Required work — The listing below begins with the first line you should copy; stop after the line containing "const last = data[data.length - 1];", and drop every picture.

Source excerpt —
%%

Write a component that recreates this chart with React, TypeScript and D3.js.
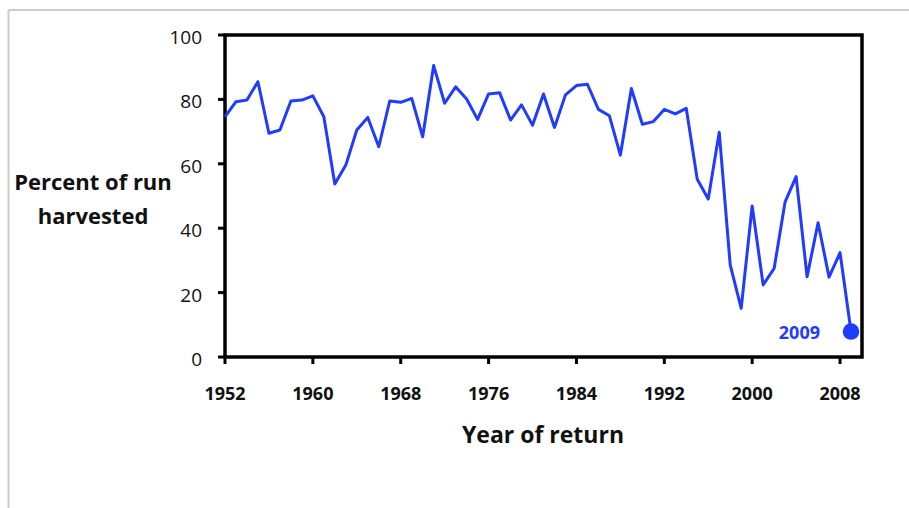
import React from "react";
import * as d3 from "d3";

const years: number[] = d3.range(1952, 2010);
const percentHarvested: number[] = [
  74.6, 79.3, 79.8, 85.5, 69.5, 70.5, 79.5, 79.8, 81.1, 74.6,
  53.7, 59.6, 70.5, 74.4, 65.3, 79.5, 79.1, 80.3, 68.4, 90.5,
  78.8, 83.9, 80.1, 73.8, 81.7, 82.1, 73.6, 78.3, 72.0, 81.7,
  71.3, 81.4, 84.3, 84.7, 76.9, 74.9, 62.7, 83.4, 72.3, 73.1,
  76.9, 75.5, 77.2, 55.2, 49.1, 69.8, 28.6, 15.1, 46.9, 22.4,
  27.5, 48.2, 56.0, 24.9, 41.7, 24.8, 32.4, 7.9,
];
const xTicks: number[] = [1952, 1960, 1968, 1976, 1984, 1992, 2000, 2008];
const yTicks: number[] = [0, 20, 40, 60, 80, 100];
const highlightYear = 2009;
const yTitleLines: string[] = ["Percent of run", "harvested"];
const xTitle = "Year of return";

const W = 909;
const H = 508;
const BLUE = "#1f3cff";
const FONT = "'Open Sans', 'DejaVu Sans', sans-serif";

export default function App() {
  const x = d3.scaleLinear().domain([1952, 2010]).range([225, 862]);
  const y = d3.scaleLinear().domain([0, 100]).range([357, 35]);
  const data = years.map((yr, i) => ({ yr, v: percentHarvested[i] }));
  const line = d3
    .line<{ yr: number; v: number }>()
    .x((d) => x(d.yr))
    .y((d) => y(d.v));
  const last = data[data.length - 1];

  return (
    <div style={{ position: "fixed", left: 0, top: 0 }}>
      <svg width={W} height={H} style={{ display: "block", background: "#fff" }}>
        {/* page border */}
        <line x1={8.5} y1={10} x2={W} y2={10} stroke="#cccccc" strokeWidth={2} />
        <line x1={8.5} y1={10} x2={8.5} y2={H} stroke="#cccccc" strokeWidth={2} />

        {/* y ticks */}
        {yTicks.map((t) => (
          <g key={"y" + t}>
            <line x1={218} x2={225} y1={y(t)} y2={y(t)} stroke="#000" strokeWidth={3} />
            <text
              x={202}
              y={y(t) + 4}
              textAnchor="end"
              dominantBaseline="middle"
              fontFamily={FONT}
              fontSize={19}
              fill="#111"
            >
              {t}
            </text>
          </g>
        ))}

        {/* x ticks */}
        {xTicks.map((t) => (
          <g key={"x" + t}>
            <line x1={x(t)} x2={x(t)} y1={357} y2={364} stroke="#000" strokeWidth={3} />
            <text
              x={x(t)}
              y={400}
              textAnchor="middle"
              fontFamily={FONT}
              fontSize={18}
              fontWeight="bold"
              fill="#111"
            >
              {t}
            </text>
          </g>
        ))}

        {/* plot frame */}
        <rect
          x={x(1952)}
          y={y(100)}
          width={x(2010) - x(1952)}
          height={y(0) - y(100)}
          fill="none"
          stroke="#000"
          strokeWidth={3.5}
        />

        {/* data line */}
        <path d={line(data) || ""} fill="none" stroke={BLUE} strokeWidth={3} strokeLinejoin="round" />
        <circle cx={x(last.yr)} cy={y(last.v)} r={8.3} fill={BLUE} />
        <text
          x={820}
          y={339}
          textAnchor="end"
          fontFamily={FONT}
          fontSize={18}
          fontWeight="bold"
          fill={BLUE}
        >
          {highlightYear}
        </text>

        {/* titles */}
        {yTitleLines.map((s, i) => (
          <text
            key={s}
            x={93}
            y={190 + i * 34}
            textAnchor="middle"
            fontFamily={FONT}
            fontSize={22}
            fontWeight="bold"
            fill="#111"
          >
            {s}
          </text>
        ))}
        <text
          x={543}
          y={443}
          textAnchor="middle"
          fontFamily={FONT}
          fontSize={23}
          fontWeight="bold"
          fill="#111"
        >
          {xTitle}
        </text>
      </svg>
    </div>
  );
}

%%

Exercise output —
Write a component that recreates this chart with React, TypeScript and D3.js.
import React from "react";
import * as d3 from "d3";

const years: number[] = d3.range(1952, 2010);
const percentHarvested: number[] = [
  74.6, 79.3, 79.8, 85.5, 69.5, 70.5, 79.5, 79.8, 81.1, 74.6,
  53.7, 59.6, 70.5, 74.4, 65.3, 79.5, 79.1, 80.3, 68.4, 90.5,
  78.8, 83.9, 80.1, 73.8, 81.7, 82.1, 73.6, 78.3, 72.0, 81.7,
  71.3, 81.4, 84.3, 84.7, 76.9, 74.9, 62.7, 83.4, 72.3, 73.1,
  76.9, 75.5, 77.2, 55.2, 49.1, 69.8, 28.6, 15.1, 46.9, 22.4,
  27.5, 48.2, 56.0, 24.9, 41.7, 24.8, 32.4, 7.9,
];
const xTicks: number[] = [1952, 1960, 1968, 1976, 1984, 1992, 2000, 2008];
const yTicks: number[] = [0, 20, 40, 60, 80, 100];
const highlightYear = 2009;
const yTitleLines: string[] = ["Percent of run", "harvested"];
const xTitle = "Year of return";

const W = 909;
const H = 508;
const BLUE = "#1f3cff";
const FONT = "'Open Sans', 'DejaVu Sans', sans-serif";

export default function App() {
  const x = d3.scaleLinear().domain([1952, 2010]).range([225, 862]);
  const y = d3.scaleLinear().domain([0, 100]).range([357, 35]);
  const data = years.map((yr, i) => ({ yr, v: percentHarvested[i] }));
  const line = d3
    .line<{ yr: number; v: number }>()
    .x((d) => x(d.yr))
    .y((d) => y(d.v));
  const last = data[data.length - 1];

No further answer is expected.